Gordon Brown outlines plans to reform UK voting system
Gordon Brown voiced his support for the alternative vote system
Britain's "first past the post" voting system could be scrapped if Labour wins the general election, under plans which have been outlined by Gordon Brown.
The prime minister wants a referendum on changing to an "alternative vote" system, where candidates are ranked in order of voters' preference.
MPs will vote next week on holding a referendum after the general election.
The Tories accused the PM of wanting to "fiddle" the system while the Lib Dems said the plan did not go far enough.
Mr Brown told his cabinet that the proposals for voting reform formed part of a commitment to constitutional change stretching back to the start of the Labour administration. He said it took in devolution, freedom of information and House of Lords reform.
WHAT IS ALTERNATIVE VOTE?
Voters rank candidates in order of preference and anyone getting more than 50% in the first round is elected.
If that doesn't happen, the candidate with the fewest votes is eliminated and their second choices allocated to the remaining candidates
In a speech in London, he announced that a referendum on changing the longstanding Westminster voting system could be held by the "end of October 2011" if the idea was approved by MPs.

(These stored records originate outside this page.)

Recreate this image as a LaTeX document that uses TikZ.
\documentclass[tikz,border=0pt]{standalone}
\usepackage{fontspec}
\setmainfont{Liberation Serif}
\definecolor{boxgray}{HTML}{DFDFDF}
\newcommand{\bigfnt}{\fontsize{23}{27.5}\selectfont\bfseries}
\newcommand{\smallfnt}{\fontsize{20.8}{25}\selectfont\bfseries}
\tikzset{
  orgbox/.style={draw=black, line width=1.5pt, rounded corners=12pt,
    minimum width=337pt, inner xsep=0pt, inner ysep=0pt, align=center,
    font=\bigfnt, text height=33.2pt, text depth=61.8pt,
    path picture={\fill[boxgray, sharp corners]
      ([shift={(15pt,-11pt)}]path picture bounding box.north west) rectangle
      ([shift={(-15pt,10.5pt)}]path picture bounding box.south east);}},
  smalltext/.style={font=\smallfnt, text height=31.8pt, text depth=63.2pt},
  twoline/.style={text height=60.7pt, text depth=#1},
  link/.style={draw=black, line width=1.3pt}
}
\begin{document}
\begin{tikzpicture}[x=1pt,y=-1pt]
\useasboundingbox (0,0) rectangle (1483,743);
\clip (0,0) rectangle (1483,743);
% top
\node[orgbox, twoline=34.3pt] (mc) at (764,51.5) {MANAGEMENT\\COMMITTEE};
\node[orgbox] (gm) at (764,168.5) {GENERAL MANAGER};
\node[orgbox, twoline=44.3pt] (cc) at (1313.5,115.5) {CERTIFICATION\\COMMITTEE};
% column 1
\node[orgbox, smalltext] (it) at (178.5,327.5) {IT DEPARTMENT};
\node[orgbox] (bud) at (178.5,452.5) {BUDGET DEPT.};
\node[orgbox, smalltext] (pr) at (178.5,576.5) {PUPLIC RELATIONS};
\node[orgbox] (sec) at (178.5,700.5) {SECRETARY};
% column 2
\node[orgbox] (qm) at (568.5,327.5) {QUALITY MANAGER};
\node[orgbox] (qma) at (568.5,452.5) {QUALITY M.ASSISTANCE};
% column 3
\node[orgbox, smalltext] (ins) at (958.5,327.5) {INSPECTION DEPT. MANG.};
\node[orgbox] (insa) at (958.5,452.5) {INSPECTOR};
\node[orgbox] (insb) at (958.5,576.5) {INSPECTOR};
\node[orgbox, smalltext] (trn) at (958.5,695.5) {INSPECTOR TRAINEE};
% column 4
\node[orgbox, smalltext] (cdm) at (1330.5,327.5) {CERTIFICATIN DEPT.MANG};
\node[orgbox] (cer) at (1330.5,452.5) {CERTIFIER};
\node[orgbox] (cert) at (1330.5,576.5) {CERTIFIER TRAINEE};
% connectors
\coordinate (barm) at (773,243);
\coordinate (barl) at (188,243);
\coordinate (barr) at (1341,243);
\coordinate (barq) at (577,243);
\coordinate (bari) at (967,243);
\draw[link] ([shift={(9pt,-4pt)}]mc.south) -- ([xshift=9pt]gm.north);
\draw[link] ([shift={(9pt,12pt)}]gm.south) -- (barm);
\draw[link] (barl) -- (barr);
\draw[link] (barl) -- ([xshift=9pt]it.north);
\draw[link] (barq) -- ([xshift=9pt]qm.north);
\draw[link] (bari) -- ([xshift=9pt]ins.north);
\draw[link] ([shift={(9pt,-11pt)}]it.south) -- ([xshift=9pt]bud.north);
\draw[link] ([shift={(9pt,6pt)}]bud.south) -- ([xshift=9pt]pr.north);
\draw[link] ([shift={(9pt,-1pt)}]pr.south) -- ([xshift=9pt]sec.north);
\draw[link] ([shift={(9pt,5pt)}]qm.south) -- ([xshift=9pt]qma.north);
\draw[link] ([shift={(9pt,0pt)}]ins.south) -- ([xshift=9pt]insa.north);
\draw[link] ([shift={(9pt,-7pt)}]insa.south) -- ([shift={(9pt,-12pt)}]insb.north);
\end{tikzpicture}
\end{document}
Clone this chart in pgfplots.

Mr Brown said the alternative vote system (AV) would offer voters more choice and give all MPs a "clear and strong mandate", while keeping a link to their constituency.
"It means that each elected MP will have the chance to be elected with much broader support from their constituency, not just those who picked them as their first choice.
"In short it offers a system where the British people can, if they so choose, be more confident that their MP truly represents them, while at the same time remaining directly accountable to them."
Mr Brown also backed proposals by Labour MP Tony Wright to beef up the power of MPs to hold the government to account, with elected select committee chairmen and control of what is debated at Westminster handed to a backbench committee.
He said the government also backed e-petitions, which would allow members of the public to suggest topics for MPs to debate and said voters would get the right to recall MPs guilty of financial impropriety, where the House of Commons had refused to act.
The future of our democracy is far too important to be decided by empty gestures such as this
Mr Brown restated his commitment to a written constitution for the UK and said he had asked the Cabinet Secretary "to lead work to consolidate the existing unwritten, piecemeal conventions that govern much of the way central government operates under our existing constitution into a single written document".
He also announced the setting up of what he hoped would be a cross party group to decide if a British Bill of Rights and Responsibilities was needed, which he said should reach a conclusion by 2015 - the 800th anniversary of the signing of the Magna Carta.
'No perfect system'
Labour pledged a referendum on electoral reform in its 1997 election manifesto but the idea was kicked into the long grass by Tony Blair after his landslide victory.
Quizzed by Tony Wright, chairman of the public administration committee, on why he had chosen to act now, Mr Brown said that with damage to Parliament's reputation over the past year "it seemed to me that we had to reach a conclusion on where we could go".
Mr Brown said there was no "perfect" voting system but he had chosen to back AV, rather than a more "proportionate" system, because he believed MPs should retain their constituency link.
Mr Brown also said told the Commons liaison committee he was in favour of lowering the voting age "but it would be better combined with better citizenship education and people assuming citizenship at that age".
The Liberal Democrats say the AV option is "a small step in the right direction" but not a substitute for a fully fledged proportional system.
"If they agree it, this is a death-bed conversion from a party facing defeat at the general election," said its home affairs spokesman Chris Huhne, confirming the party would put forward its own amendment.
The Conservatives are strongly opposed to replacing the current "first past the post" system, saying it results in stable governments.
"Gordon Brown avoided a leadership election, bottled a general election and now wants to fiddle the electoral system," said Conservative chairman Eric Pickles.
Campaigners for democratic reform give a mixed reaction on Mr Brown's proposals, with some, such as Power 2010 saying it did not go far enough: "Without troubling the public for their views, ministers hand-picked the voting system they favour in a cynical exercise aimed at wrong-footing the Tories ahead of a likely election defeat.
"The future of our democracy is far too important to be decided by empty gestures such as this."
But the Electoral Reform Society urged all parties to back the proposals, arguing that "any improvement is worth having".
And Unlock Democracy hailed Mr Brown's words as "the most radical speech on democratic reform given by any serving government minister since Lloyd George".